▶ **Exercise**: Go through the records and show each line where the word "with" occurs.

▶ **Records for processing**:

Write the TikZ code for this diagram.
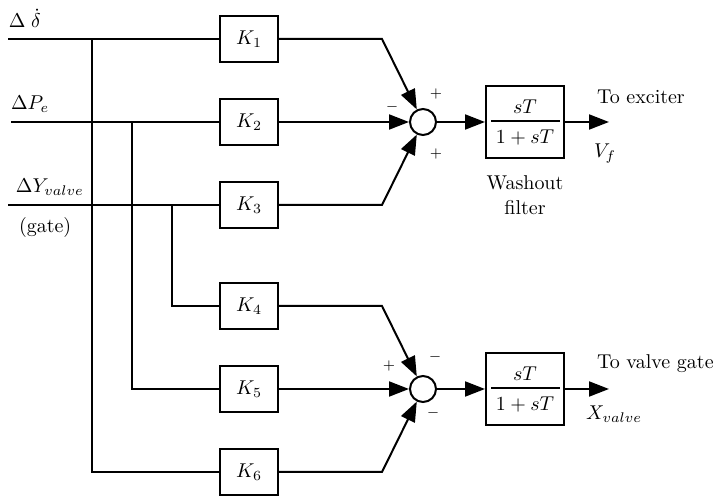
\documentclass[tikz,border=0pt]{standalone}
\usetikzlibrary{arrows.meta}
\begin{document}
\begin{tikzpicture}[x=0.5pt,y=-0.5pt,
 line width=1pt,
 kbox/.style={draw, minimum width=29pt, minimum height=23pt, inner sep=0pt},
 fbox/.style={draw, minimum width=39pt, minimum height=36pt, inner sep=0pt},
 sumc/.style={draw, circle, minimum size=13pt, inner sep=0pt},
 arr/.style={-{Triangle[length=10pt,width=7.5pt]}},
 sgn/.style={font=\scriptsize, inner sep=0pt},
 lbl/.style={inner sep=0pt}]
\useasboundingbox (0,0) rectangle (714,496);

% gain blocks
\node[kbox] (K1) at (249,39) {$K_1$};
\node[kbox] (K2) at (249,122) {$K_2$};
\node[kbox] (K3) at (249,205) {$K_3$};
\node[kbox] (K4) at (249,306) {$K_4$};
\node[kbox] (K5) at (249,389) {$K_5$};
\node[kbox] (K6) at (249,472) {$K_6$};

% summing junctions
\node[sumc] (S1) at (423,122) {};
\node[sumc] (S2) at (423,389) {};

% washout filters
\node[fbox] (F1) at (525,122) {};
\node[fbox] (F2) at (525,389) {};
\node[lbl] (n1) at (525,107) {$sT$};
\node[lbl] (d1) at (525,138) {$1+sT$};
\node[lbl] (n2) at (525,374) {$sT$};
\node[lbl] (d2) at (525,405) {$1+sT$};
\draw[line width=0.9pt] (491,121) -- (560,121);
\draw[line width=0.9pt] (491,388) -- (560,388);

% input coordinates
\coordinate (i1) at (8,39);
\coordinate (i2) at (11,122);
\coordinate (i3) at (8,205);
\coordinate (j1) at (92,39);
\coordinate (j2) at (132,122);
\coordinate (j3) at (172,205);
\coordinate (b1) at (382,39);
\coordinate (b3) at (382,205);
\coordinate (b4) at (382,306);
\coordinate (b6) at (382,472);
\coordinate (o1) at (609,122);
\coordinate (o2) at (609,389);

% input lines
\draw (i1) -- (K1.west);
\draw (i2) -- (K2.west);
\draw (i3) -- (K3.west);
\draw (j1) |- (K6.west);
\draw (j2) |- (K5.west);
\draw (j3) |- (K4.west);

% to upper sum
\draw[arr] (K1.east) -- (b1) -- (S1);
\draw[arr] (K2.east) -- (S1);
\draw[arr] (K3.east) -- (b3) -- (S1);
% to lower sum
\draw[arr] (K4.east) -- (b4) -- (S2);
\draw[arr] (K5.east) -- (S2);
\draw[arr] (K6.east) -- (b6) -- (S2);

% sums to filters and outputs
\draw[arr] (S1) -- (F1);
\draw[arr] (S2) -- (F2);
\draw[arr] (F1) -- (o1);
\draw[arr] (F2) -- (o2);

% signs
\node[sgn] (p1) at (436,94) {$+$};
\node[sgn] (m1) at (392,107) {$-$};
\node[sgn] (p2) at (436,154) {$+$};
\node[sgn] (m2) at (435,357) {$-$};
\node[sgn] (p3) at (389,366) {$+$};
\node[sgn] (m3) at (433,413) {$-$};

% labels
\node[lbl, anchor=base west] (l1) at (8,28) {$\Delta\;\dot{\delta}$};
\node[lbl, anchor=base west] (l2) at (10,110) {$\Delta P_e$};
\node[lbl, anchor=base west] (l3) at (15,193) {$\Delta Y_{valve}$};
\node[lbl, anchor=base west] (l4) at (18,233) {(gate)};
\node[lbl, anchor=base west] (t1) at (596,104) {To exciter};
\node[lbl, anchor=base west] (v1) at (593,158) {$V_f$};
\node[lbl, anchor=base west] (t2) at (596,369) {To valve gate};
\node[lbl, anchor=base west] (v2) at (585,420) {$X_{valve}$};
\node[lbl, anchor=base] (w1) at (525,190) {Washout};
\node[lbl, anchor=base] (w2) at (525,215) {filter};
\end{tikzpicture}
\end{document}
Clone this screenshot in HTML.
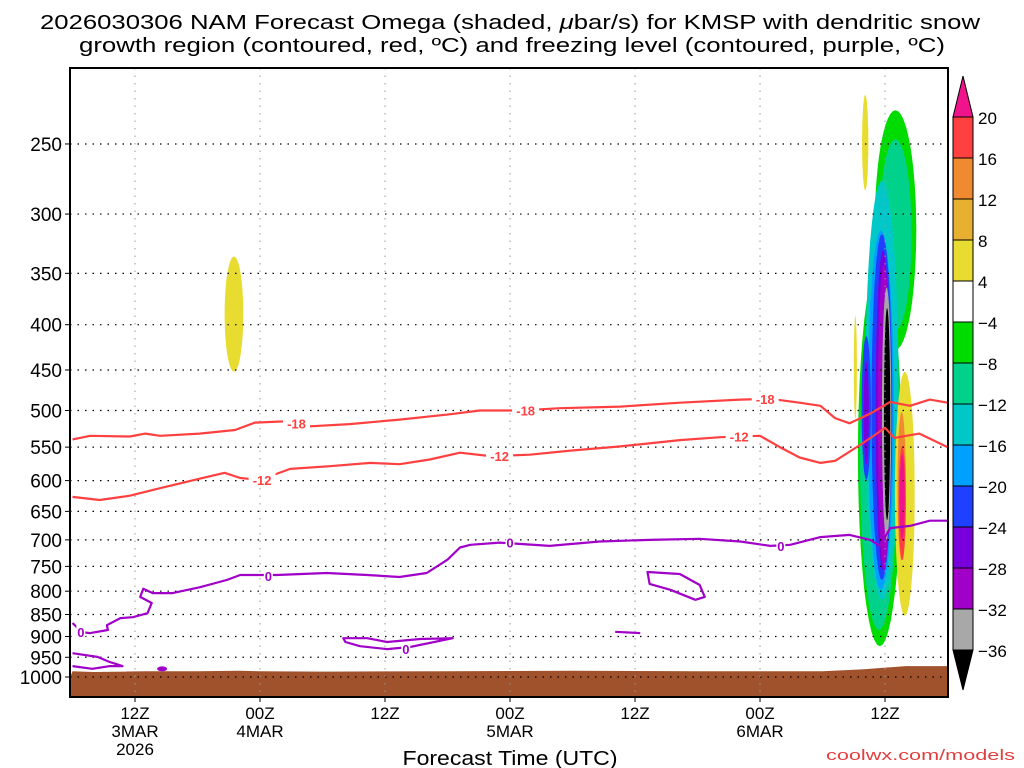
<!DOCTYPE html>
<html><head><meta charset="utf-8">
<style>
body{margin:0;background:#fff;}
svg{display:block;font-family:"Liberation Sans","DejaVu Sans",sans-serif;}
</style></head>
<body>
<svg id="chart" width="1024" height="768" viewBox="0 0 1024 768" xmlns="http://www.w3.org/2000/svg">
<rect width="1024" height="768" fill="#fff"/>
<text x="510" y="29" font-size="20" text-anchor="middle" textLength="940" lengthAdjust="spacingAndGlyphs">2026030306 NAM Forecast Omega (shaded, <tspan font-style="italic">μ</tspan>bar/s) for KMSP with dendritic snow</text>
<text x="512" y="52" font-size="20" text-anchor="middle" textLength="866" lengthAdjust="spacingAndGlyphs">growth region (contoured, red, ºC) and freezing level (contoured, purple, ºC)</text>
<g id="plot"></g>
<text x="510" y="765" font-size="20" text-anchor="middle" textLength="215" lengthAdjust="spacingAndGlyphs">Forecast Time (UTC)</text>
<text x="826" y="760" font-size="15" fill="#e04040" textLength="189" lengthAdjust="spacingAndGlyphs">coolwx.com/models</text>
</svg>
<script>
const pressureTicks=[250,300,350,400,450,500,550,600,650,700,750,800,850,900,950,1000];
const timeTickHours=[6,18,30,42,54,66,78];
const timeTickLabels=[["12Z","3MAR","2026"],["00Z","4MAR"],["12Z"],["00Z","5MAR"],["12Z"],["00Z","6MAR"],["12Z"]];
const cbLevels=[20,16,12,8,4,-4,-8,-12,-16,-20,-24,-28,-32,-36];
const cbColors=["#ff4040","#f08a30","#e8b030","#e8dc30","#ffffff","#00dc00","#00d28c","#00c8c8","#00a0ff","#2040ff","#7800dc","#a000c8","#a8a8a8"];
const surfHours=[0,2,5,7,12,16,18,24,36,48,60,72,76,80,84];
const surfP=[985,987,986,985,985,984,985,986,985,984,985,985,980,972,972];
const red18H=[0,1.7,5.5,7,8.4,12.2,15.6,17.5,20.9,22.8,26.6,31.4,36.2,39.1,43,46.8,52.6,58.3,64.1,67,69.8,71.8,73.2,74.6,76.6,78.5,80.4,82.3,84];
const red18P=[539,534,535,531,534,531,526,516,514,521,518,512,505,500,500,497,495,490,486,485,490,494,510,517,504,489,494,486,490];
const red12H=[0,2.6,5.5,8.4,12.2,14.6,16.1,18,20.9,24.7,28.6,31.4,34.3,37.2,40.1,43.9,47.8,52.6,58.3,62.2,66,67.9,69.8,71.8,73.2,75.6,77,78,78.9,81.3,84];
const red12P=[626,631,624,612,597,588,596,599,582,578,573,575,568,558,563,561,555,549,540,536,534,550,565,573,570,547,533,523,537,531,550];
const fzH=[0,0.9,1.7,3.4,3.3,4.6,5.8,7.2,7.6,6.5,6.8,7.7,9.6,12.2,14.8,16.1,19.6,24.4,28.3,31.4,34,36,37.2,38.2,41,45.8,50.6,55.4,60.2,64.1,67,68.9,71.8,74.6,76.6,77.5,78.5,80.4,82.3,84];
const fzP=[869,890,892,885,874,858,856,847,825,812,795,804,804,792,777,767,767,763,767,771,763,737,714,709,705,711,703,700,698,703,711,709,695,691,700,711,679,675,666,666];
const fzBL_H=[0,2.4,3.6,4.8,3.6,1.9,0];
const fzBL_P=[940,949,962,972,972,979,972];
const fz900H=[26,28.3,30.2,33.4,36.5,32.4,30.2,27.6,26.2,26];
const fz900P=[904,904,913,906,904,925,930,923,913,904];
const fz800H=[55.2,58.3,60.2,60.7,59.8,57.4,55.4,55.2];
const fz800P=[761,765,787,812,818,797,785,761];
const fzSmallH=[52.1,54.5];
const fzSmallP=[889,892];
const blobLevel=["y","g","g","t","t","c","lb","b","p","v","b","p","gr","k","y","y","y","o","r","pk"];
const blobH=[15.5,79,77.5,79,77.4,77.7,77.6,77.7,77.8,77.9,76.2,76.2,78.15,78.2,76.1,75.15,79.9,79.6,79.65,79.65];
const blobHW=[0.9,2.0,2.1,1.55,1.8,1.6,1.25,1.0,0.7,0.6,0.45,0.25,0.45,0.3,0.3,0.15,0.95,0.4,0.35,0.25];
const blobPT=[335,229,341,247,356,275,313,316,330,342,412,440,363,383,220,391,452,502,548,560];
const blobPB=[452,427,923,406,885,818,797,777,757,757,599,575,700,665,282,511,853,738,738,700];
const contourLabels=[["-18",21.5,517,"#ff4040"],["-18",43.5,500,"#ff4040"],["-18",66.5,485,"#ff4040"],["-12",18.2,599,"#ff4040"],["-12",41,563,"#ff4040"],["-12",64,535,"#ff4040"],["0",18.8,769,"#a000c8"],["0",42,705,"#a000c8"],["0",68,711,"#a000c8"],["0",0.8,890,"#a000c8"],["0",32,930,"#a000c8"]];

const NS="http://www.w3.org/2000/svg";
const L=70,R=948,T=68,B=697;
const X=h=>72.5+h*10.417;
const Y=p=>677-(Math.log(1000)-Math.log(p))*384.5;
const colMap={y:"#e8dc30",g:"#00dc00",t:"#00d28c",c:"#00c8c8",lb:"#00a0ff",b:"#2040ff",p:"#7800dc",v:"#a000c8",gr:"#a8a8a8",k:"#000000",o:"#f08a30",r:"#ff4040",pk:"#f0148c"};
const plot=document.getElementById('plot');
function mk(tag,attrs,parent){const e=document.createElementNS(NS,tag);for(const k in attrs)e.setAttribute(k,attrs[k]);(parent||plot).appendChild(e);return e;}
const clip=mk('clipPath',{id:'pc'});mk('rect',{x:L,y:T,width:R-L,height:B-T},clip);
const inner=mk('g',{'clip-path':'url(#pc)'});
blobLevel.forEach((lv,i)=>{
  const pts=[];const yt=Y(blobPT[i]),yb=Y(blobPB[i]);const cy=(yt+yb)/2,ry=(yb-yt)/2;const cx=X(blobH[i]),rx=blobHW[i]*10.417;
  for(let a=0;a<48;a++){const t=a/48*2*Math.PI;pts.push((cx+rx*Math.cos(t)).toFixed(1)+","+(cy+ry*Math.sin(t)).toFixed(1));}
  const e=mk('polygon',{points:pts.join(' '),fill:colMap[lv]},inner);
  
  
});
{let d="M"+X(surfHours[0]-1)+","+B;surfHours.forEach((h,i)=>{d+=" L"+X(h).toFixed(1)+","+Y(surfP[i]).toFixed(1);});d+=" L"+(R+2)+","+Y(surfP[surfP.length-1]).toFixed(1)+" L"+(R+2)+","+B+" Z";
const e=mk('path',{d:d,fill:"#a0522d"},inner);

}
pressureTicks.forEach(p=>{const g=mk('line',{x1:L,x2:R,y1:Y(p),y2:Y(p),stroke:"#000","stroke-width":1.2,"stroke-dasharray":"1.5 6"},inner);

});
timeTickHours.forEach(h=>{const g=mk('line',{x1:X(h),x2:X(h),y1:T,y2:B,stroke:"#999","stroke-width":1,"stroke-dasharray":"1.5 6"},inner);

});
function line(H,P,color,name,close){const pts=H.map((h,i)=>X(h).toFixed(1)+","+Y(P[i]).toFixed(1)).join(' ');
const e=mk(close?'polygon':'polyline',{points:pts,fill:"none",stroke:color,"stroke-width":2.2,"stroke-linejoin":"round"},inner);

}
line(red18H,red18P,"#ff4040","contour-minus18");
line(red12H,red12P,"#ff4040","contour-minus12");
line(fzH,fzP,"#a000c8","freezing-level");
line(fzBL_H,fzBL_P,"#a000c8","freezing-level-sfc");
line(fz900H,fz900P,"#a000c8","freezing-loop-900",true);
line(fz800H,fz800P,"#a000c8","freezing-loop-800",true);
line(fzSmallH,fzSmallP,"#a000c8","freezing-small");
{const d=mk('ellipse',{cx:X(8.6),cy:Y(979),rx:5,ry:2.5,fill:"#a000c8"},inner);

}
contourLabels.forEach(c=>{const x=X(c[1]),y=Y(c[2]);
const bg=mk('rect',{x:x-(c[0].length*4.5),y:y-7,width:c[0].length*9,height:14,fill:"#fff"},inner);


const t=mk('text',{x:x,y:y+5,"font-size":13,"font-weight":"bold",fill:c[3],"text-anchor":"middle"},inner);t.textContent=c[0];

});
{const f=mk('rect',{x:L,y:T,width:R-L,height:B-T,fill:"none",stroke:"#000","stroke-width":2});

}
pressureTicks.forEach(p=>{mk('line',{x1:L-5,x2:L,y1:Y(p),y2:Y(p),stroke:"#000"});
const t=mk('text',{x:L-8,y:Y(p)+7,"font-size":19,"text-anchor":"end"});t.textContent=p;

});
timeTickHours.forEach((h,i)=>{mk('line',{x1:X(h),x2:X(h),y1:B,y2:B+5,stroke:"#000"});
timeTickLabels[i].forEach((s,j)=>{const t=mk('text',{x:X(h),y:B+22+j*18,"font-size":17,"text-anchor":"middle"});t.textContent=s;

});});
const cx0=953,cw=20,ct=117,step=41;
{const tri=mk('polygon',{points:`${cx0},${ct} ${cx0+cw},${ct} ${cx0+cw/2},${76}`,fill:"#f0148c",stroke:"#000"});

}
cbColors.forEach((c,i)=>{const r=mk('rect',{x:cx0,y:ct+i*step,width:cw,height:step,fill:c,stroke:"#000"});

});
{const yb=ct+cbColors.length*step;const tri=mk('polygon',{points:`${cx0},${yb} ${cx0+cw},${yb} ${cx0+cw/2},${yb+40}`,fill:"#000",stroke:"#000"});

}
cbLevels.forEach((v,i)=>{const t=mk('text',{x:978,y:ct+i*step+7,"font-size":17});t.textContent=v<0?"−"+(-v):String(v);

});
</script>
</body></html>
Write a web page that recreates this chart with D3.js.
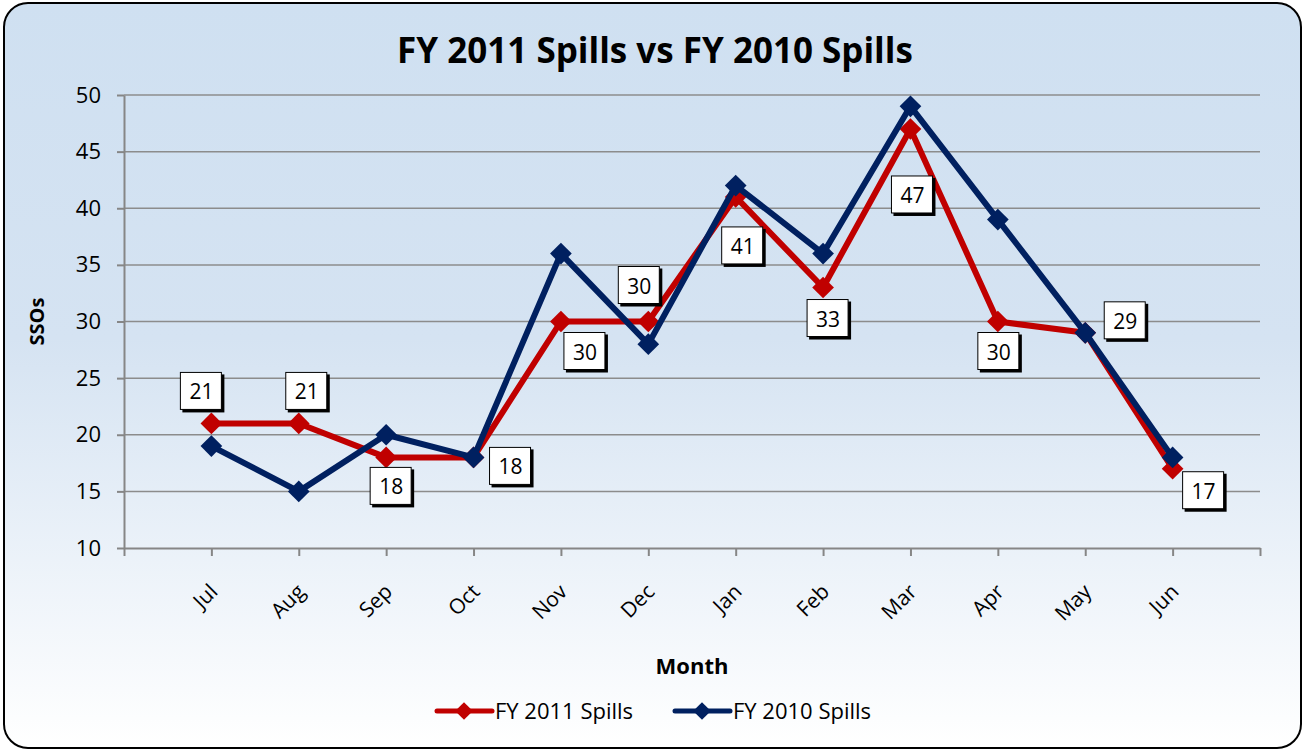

▶ **Task output**:
<text x="510" y="29" font-size="20" text-anchor="middle" textLength="940" lengthAdjust="spacingAndGlyphs">2026030306 NAM Forecast Omega (shaded, <tspan font-style="italic">μ</tspan>bar/s) for KMSP with dendritic snow</text>
Write a web page that recreates this chart with D3.js.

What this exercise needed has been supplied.